Similarly, although endoscopy for uncomplicated gastroesophageal reflux disease is widely considered to be unnecessary, that didn't stop an experienced health services researcher from undergoing this low-value procedure after a few days of worsening heartburn. Comparing her personal experience to the (superior) decision-making processes that occur in veterinary medicine, Dr. Nancy Kressin wrote in JAMA:
Until patients are educated and emboldened to question the value of further testing, and until human health care clinicians include discussions of value with their diagnostic recommendations, it is hard to foresee how we can make similar progress in human medicine. Patients may be fearful that there is something seriously wrong that needs to be identified as soon as possible, they are often deferential to their clinicians' greater knowledge of the (potentially scary) possibilities, and some patients want to be sure that everything possible is done for them, without recognizing the potential harms of diagnostic tests themselves, the risks of overdiagnosis, or the sometimes limited value in knowing the cause of symptoms in determining the course of therapy.

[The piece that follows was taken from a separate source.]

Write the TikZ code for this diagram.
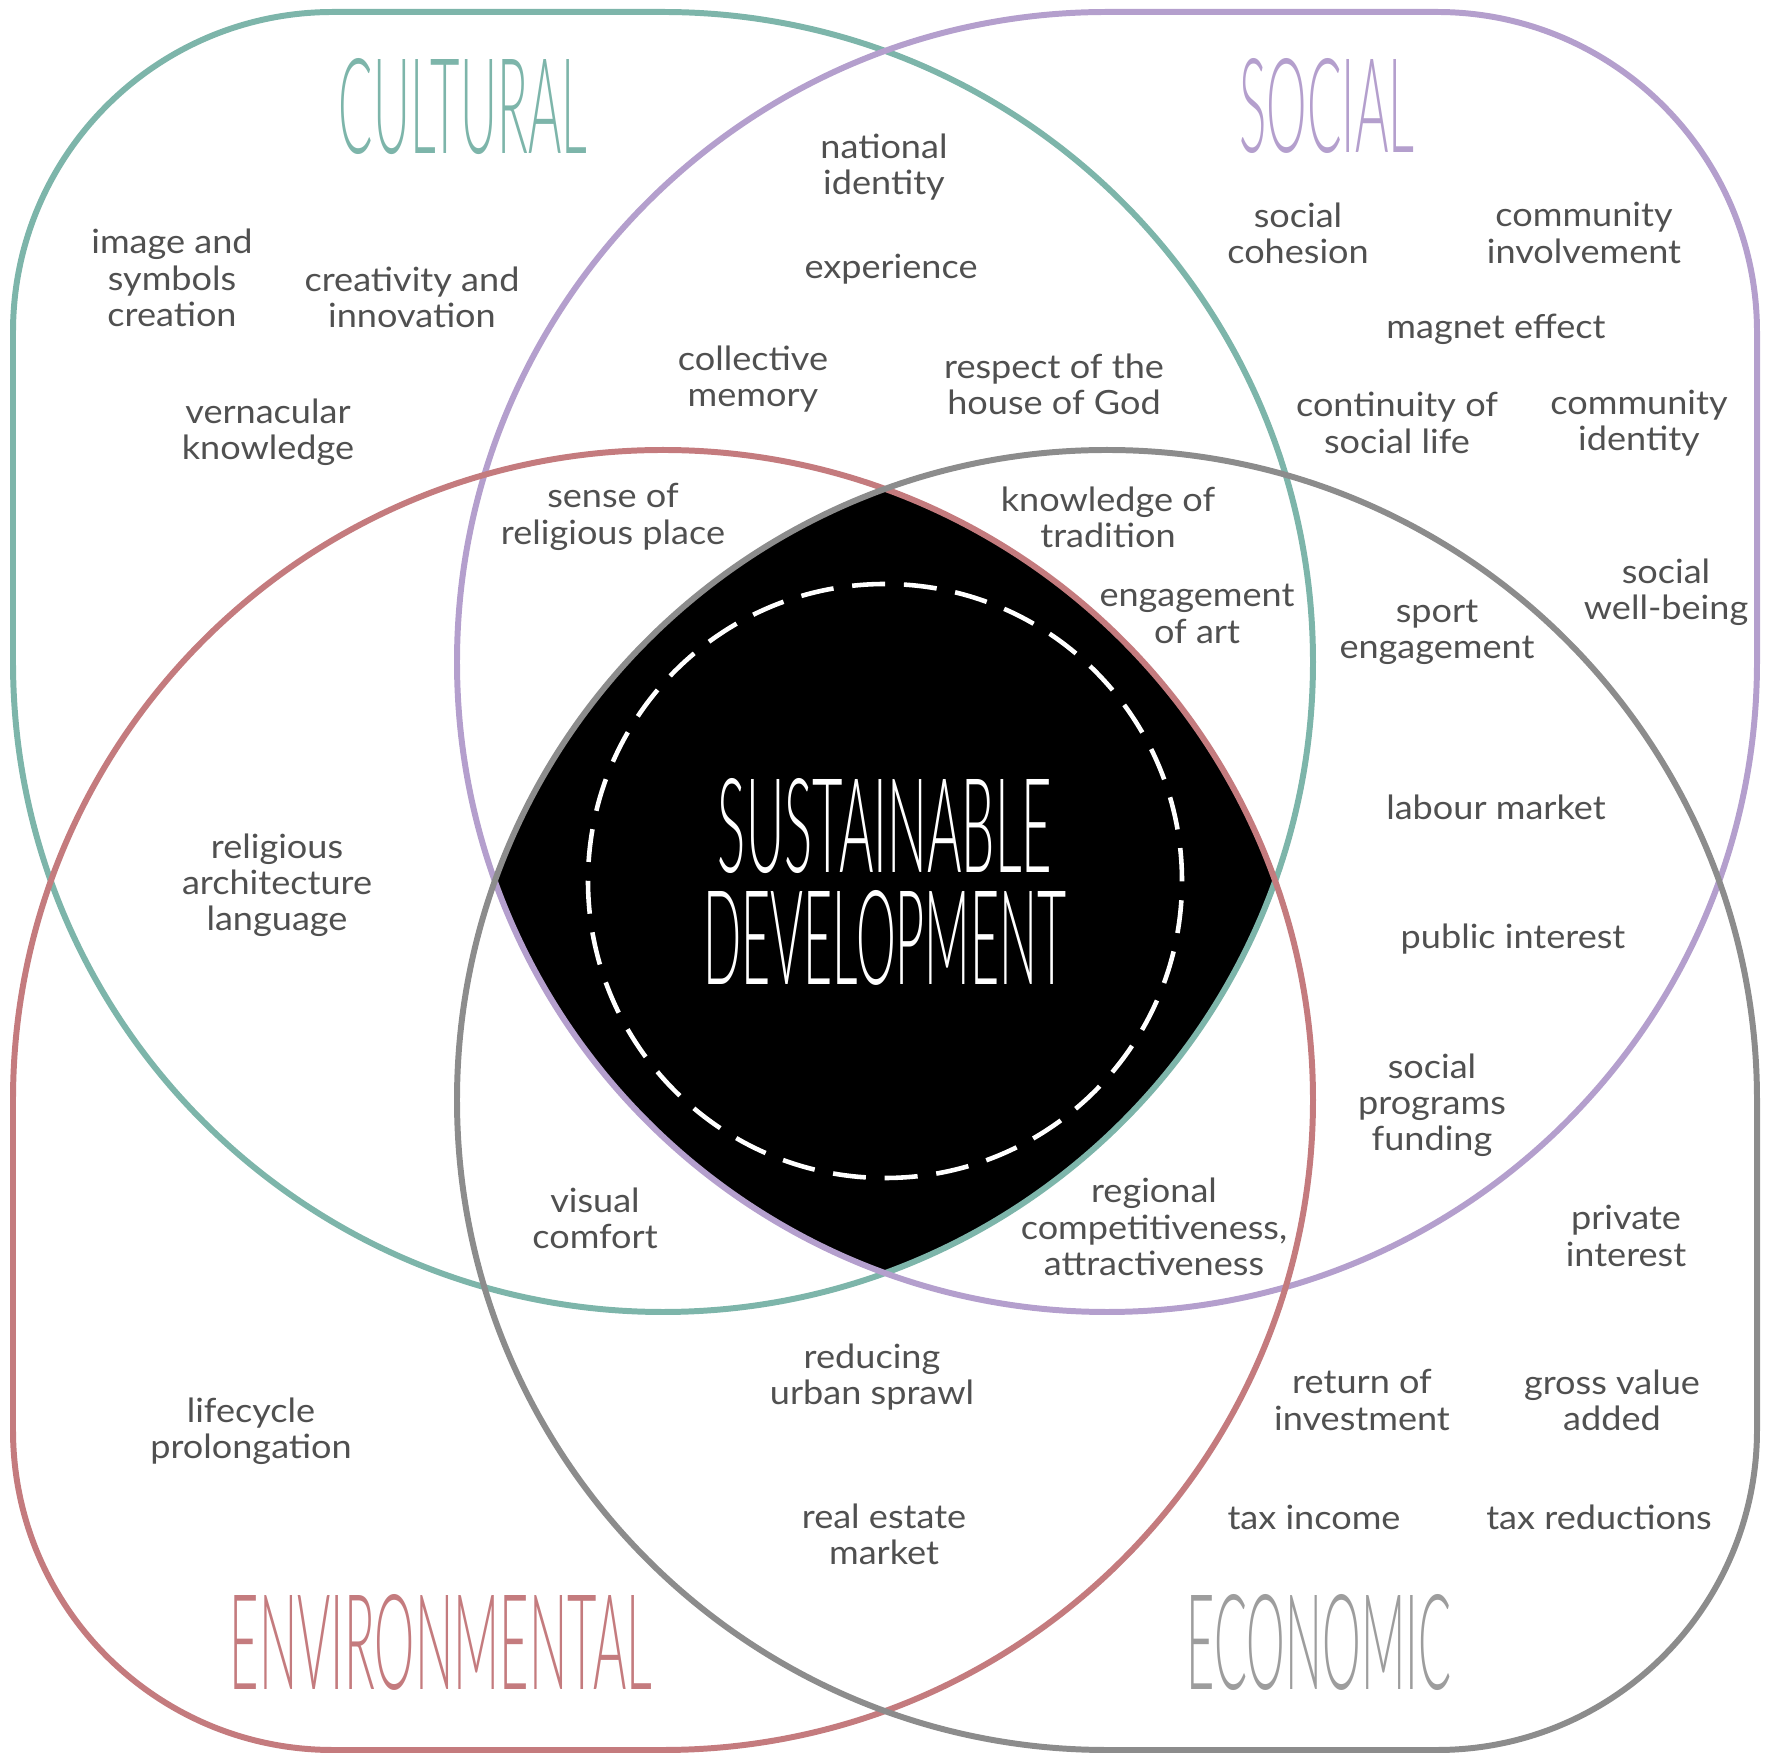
\documentclass[tikz,border=0pt]{standalone}
\usepackage{fontspec}
\setmainfont{Lato}[FakeStretch=1.08]
\newfontfamily\headfont{Lato Light}
\usepackage{graphicx}
\definecolor{cultcol}{HTML}{7DB5AA}
\definecolor{soccol}{HTML}{B49FCD}
\definecolor{envcol}{HTML}{C47B7E}
\definecolor{ecocol}{HTML}{8C8C8C}
\definecolor{itemcol}{HTML}{505050}
\tikzset{
  item/.style={align=center,text=itemcol,inner sep=0pt,font=\fontsize{9.5}{10.3}\selectfont},
  realm/.style={line width=1.7pt},
  heading/.style={inner sep=0pt,font=\headfont}
}
\newcommand\squeezed[3]{\resizebox{#1}{#2}{#3}}

\begin{document}
\begin{tikzpicture}[x=0.01cm,y=0.01cm]
\useasboundingbox (0,0) rectangle (1772,1763);
% common core
\begin{scope}
  \clip (663,1101) circle[radius=650];
  \clip (1107,1101) circle[radius=650];
  \clip (663,663) circle[radius=650];
  \fill[black] (1107,663) circle[radius=650];
\end{scope}
\draw[white,line width=1.3pt,dash pattern=on 0.33cm off 0.188cm] (885,882) circle[radius=297];
\node[heading,white,align=center] (core) at (885,881)
  {\squeezed{3.34cm}{0.94cm}{SUSTAINABLE}\\[3.8pt]\squeezed{3.63cm}{0.94cm}{DEVELOPMENT}};

% the four realms
\draw[realm,cultcol] (663,1751) -- (333,1751) arc[start angle=90,end angle=180,radius=320]
  -- (13,1101) arc[start angle=180,end angle=450,radius=650] -- cycle;
\draw[realm,soccol] (1107,1751) -- (1437,1751) arc[start angle=90,end angle=0,radius=320]
  -- (1757,1101) arc[start angle=0,end angle=-270,radius=650] -- cycle;
\draw[realm,envcol] (663,13) -- (333,13) arc[start angle=270,end angle=180,radius=320]
  -- (13,663) arc[start angle=180,end angle=-90,radius=650] -- cycle;
\draw[realm,ecocol] (1107,13) -- (1437,13) arc[start angle=270,end angle=360,radius=320]
  -- (1757,663) arc[start angle=0,end angle=270,radius=650] -- cycle;

% headings
\node[heading,cultcol] (cultural) at (463,1656) {\squeezed{2.48cm}{0.95cm}{CULTURAL}};
\node[heading,soccol] (social) at (1327,1657) {\squeezed{1.75cm}{0.94cm}{SOCIAL}};
\node[heading,envcol] (environmental) at (441,121) {\squeezed{4.22cm}{0.95cm}{ENVIRONMENTAL}};
\node[heading,ecocol!85!white] (economic) at (1319,121) {\squeezed{2.64cm}{0.95cm}{ECONOMIC}};

% items
\node[item] (imagesym) at (172,1485) {image and\\symbols\\creation};
\node[item] (creativity) at (412,1466) {creativity and\\innovation};
\node[item] (vernacular) at (268,1331) {vernacular\\knowledge};
\node[item] (national) at (884,1596) {national\\identity};
\node[item] (experience) at (891,1494) {experience};
\node[item] (memory) at (753,1384) {collective\\memory};
\node[item] (respect) at (1054,1379) {respect of the\\house of God};
\node[item] (cohesion) at (1298,1530) {social\\cohesion};
\node[item] (involvement) at (1584,1530) {community\\involvement};
\node[item] (magnet) at (1496,1434) {magnet effect};
\node[item] (continuity) at (1397,1340) {continuity of\\social life};
\node[item] (commident) at (1639,1340) {community\\identity};
\node[item] (sense) at (613,1246) {sense of\\religious place};
\node[item] (tradition) at (1108,1246) {knowledge of\\tradition};
\node[item] (art) at (1197,1149) {engagement\\of art};
\node[item] (sport) at (1437,1131) {sport\\engagement};
\node[item] (wellbeing) at (1666,1171) {social\\well-being};
\node[item] (labour) at (1496,956) {labour market};
\node[item] (language) at (277,878) {religious\\architecture\\language};
\node[item] (public) at (1513,824) {public interest};
\node[item] (programs) at (1432,658) {social\\programs\\funding};
\node[item] (private) at (1626,527) {private\\interest};
\node[item] (visual) at (595,545) {visual\\comfort};
\node[item] (regional) at (1154,536) {regional\\competitiveness,\\attractiveness};
\node[item] (sprawl) at (872,386) {reducing\\urban sprawl};
\node[item] (lifecycle) at (251,332) {lifecycle\\prolongation};
\node[item] (return) at (1362,363) {return of\\investment};
\node[item] (gross) at (1612,363) {gross value\\added};
\node[item] (taxinc) at (1314,246) {tax income};
\node[item] (taxred) at (1599,246) {tax reductions};
\node[item] (estate) at (884,229) {real estate\\market};
\end{tikzpicture}
\end{document}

Regardless of future insurance payment reforms, both doctors and patients will have key roles to play in recognizing when medical care is too much. More widespread uptake of shared decision-making, while hardly a panacea, would call attention to the importance of aligning care with patients' preferences and values and the need for decision aids that illustrate benefits and harms of often-overrated interventions. Changing a medical and popular culture that overvalues screening tests relative to their proven benefits may be more challenging. A survey study published last month in PLOS One affirmed previous findings that patients are far more enthusiastic and less skeptical about testing and screening than they are about medication, even though the harms of the former are often no less than the latter. I agree with the authors' conclusions:
Efforts to address overuse must involve professional medical associations, hospital systems, payers, and medical schools in modifying fee-for-service payment systems, enabling better coordination of care, and integrating lessons about overuse into training and continuing education. But the preferences of active patients nonetheless merit attention. Both the mistrust of pharmaceuticals and the enthusiasm for testing and screening reflect individuals’ efforts to take care of their health. The challenge is to engage patients in understanding the connection between over-testing and over-treatment, to see both as detrimental to their health, and to actively choose to do less.